China Minsheng Investment Group Corp. said last week cross-default clauses have been triggered on dollar bonds worth $800 million. These include $300 million of debt that carries a standby letter of credit from China Construction Bank Corp. — effectively a pledge to repay if the borrower can’t.
So far investor confidence that banks will honor such an agreement is unshaken. While CMIG’s dollar bonds due in August — which aren’t backed by a letter of credit — traded at around 58 cents on the dollar, bonds with CCB’s backing due 2020 were indicated at about 99 cents on the dollar Thursday.
But given the lack of precedent, investors should be watchful of how long a repayment could take, said Desmond How, head of fixed income at GaoTeng Global Asset Management. “The process of enforcement” could be “onerous and protracted,” he said.
Other credit enhancers have failed to result in quick payment. In May last year, two Chinese issuers defaulted on dollar notes that had keepwell provisions — a commitment to maintain an issuer’s solvency but that stops short of a payment guarantee. The two cases have yet to be resolved.
CCB’s media department didn’t immediately reply to an email seeking comment. Calls to China Minsheng Investment’s financing manager went unanswered.
Standby letters of credit were more popular a few years ago, peaking in 2014, before the current wave of defaults.
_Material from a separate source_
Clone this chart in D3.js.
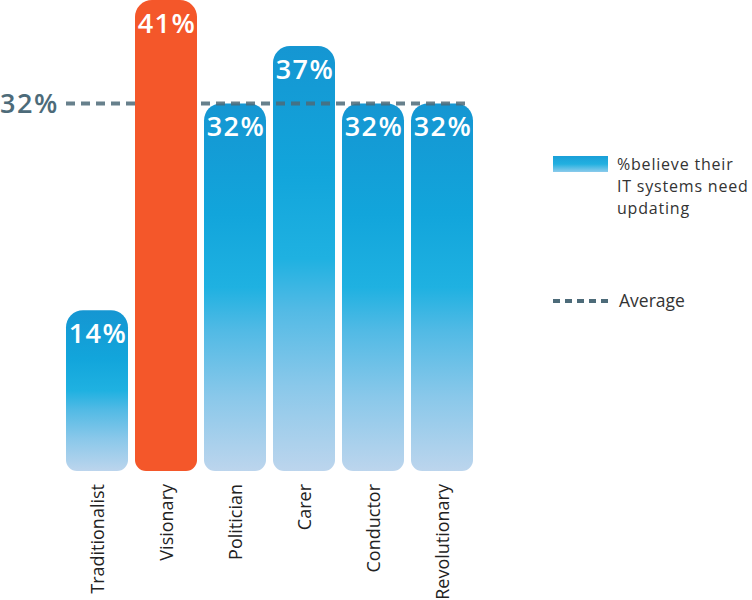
<!DOCTYPE html>
<html>
<head>
<meta charset="utf-8">
<script src="https://cdn.jsdelivr.net/npm/d3@7"></script>
<style>
  html, body { margin: 0; padding: 0; background: #fff; }
  svg { display: block; }
</style>
</head>
<body>
<svg id="chart" width="752" height="600"></svg>
<script>
const categories = ["Traditionalist", "Visionary", "Politician", "Carer", "Conductor", "Revolutionary"];
const values = [14, 41, 32, 37, 32, 32];
const highlight = ["Visionary"];
const averageValue = 32;
const legendLabels = ["%believe their", "IT systems need", "updating"];
const averageLabel = "Average";

const svg = d3.select("#chart");
const font = "'Open Sans', 'DejaVu Sans', sans-serif";

const x = d3.scaleBand().domain(categories).range([66, 473]).paddingInner(7 / 69).paddingOuter(0);
const y = d3.scaleLinear().domain([0, 41]).range([471, 0]);

const defs = svg.append("defs");
const grad = defs.append("linearGradient").attr("id", "blueGrad")
  .attr("x1", 0).attr("y1", 0).attr("x2", 0).attr("y2", 1);
[[0, "#1596d2"], [0.3, "#12a5db"], [0.5, "#1fb1e1"], [0.62, "#52bae5"], [0.8, "#8ac8ea"], [1, "#bcd5ed"]]
  .forEach(([o, c]) => grad.append("stop").attr("offset", o).attr("stop-color", c));
const lgrad = defs.append("linearGradient").attr("id", "legGrad")
  .attr("x1", 0).attr("y1", 0).attr("x2", 0).attr("y2", 1);
[[0, "#1a9fd8"], [0.5, "#22b0e0"], [1, "#8ccbec"]]
  .forEach(([o, c]) => lgrad.append("stop").attr("offset", o).attr("stop-color", c));

function barPath(x0, y0, w, y1, rt, rb) {
  return `M${x0},${y0 + rt}
    A${rt},${rt} 0 0 1 ${x0 + rt},${y0}
    L${x0 + w - rt},${y0}
    A${rt},${rt} 0 0 1 ${x0 + w},${y0 + rt}
    L${x0 + w},${y1 - rb}
    A${rb},${rb} 0 0 1 ${x0 + w - rb},${y1}
    L${x0 + rb},${y1}
    A${rb},${rb} 0 0 1 ${x0},${y1 - rb}Z`;
}

const data = categories.map((c, i) => ({ cat: c, v: values[i] }));
const isHi = d => highlight.includes(d.cat);

function drawBars(sel) {
  svg.selectAll(null).data(sel).enter().append("path")
    .attr("d", d => barPath(x(d.cat), y(d.v), x.bandwidth(), y(0), 17, 11))
    .attr("fill", d => isHi(d) ? "#f4572a" : "url(#blueGrad)");
}
drawBars(data.filter(d => !isHi(d)));

// average line
svg.append("line")
  .attr("x1", 66).attr("x2", 470)
  .attr("y1", y(averageValue)).attr("y2", y(averageValue))
  .attr("stroke", "#4d6b79").attr("stroke-width", 4)
  .attr("stroke-dasharray", "9,6").attr("opacity", 0.85);

drawBars(data.filter(d => isHi(d)));

// value labels
svg.selectAll(null).data(data).enter().append("text")
  .attr("x", d => x(d.cat) + x.bandwidth() / 2 + 1)
  .attr("y", d => y(d.v) + 33)
  .attr("text-anchor", "middle")
  .attr("fill", "#fff")
  .attr("font-family", font)
  .attr("font-weight", 600)
  .attr("font-size", 27)
  .attr("letter-spacing", 1.5)
  .text(d => d.v + "%");

// average label
svg.append("text")
  .attr("x", 0).attr("y", y(averageValue) + 10)
  .attr("fill", "#4d6b79")
  .attr("font-family", font)
  .attr("font-weight", 600)
  .attr("font-size", 27)
  .attr("letter-spacing", 1.5)
  .text(averageValue + "%");

// category labels
svg.selectAll(null).data(categories).enter().append("text")
  .attr("transform", c => `translate(${x(c) + x.bandwidth() / 2 + 7},484) rotate(-90)`)
  .attr("text-anchor", "end")
  .attr("fill", "#222")
  .attr("font-family", font)
  .attr("font-size", 18)
  .text(c => c);

// legend
svg.append("rect").attr("x", 553).attr("y", 156).attr("width", 55).attr("height", 16)
  .attr("fill", "url(#legGrad)");
svg.selectAll(null).data(legendLabels).enter().append("text")
  .attr("x", 617).attr("y", (d, i) => 170 + i * 22)
  .attr("fill", "#333")
  .attr("font-family", font)
  .attr("font-size", 16)
  .attr("letter-spacing", 0.8)
  .text(d => d);
svg.append("line").attr("x1", 553).attr("x2", 609).attr("y1", 301).attr("y2", 301)
  .attr("stroke", "#4d6b79").attr("stroke-width", 4).attr("stroke-dasharray", "7,5");
svg.append("text").attr("x", 619).attr("y", 307)
  .attr("fill", "#333").attr("font-family", font).attr("font-size", 17.5)
  .text(averageLabel);
</script>
</body>
</html>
CMIG sold its 2020 note in 2015. About $7.3 billion of outstanding Chinese dollar bonds are backed by such letters, accounting for about 90 percent of similar greenback bonds globally, according to data compiled by Bloomberg.
“Investors should really start to focus on the underlying credits as well as the banks that guarantee them because the borrower can default and it could create systemic risks to the banks,” said Raymond Chia, head of credit research for Asia excluding Japan at Schroder Investment Management Ltd.